Creo que EL PAÍS -y hablo de la línea informativa (la colaboración es personal y se firma)- se ha implicado sin matices en una dialéctica del amigo / enemigo que, más allá de la defensa (comprensible) de posiciones (con razón) consideradas propias, ha favorecido, al mismo tiempo, la utilización instrumental de los aludidos serios perfiles negativos de este caso en otros casos que nada tienen que ver con él, por más que no falten interesados en sugerir -sobre todo sugerir difusa y oscuramente- todo lo contrario. Pienso que el tratamiento del asunto con la lógica unidimensional de la parte ha contribuido a la creación de un pesadísimo clima genérico de peligrosa confusión deslegitimadora de algo más que esta actuación concreta del juez. (Que, desde luego, ya en "el pecado" está llevando -al menos parte de- "la penitencia"). Se ha traducido, además, por la acumulación táctica, compulsiva y objetivamente solidaria de una heterogénea gama de intereses de muy diversos perjudicados, en la constitución de una especie de fondo susceptible de producir otras rentabilidades que la puramente defensiva en el caso de que se trata y para el círculo estricto de los afectados (afectados, insisto, probablemente, sin razón de derecho penal para ello).

Aparte una actitud inequívocamente informativa en el área de información, he echado de menos -más tratándose de este asunto- una línea editorial serena que, discurriendo con rigor sobre lo hecho por Gómez de Liaño, hubiera señalado también que no todo vale, ni siquiera contra él y ahora. Aun en el caso, si se está en él, de tenerle por el primero en no respetar, desde su privilegiada posición de poder, esta regla.

Me parece que habría sido necesario poner un contrapunto de reflexivo y expreso "desmarque" de las tácticas estrechamente instrumentales que tanto han proliferado en la ocasión; rehusar algunas ayudas tramposas que, en realidad, más que "dar una mano", en este caso buscan servirse de él en otros. Habría sido bueno, igualmente, establecer distancia de ciertas interpretaciones globales que, con las descalificaciones inespecíficas de "jueces", apuntan por sistema hacia el cuestionamiento político, genérico y globalmente deslegitimador de la jurisdicción como instancia.
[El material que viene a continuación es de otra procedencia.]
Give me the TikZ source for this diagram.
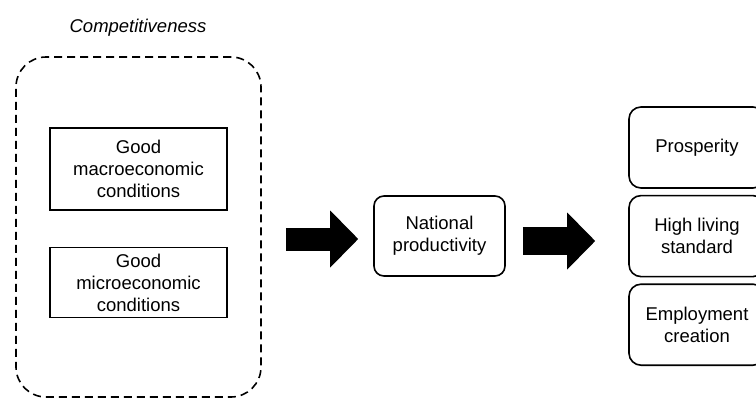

Una pulsión que con obsesiva insistencia -y de izquierda a derecha y viceversa, según la causa y el encausado- ha recorrido todos estos años y permanece viva en las actuales vicisitudes, en las que siguen pesando políticamente casos críticos de relevancia jurisdiccional-penal obligada por razón de Constitución y legalidad. La experiencia, por cierto, incluye datos que no hay que olvidar, de los que uno tiene, a mi juicio, singular importancia en este contexto . Es que el denunciante de hoy y quienes ahora se le oponen con vehemencia en el frente político compitieron, en desprecio al derecho y en saña, cuando se trató de linchar moral y casi físicamente a la irreprochable juez Huerta en el emblemático "caso Linaza". Y la misma elocuente redistribución de posiciones ha vuelto a producirse en tomo a algunos procesos en trámite.

Perfecto Andrés Ibáñez es magistrado.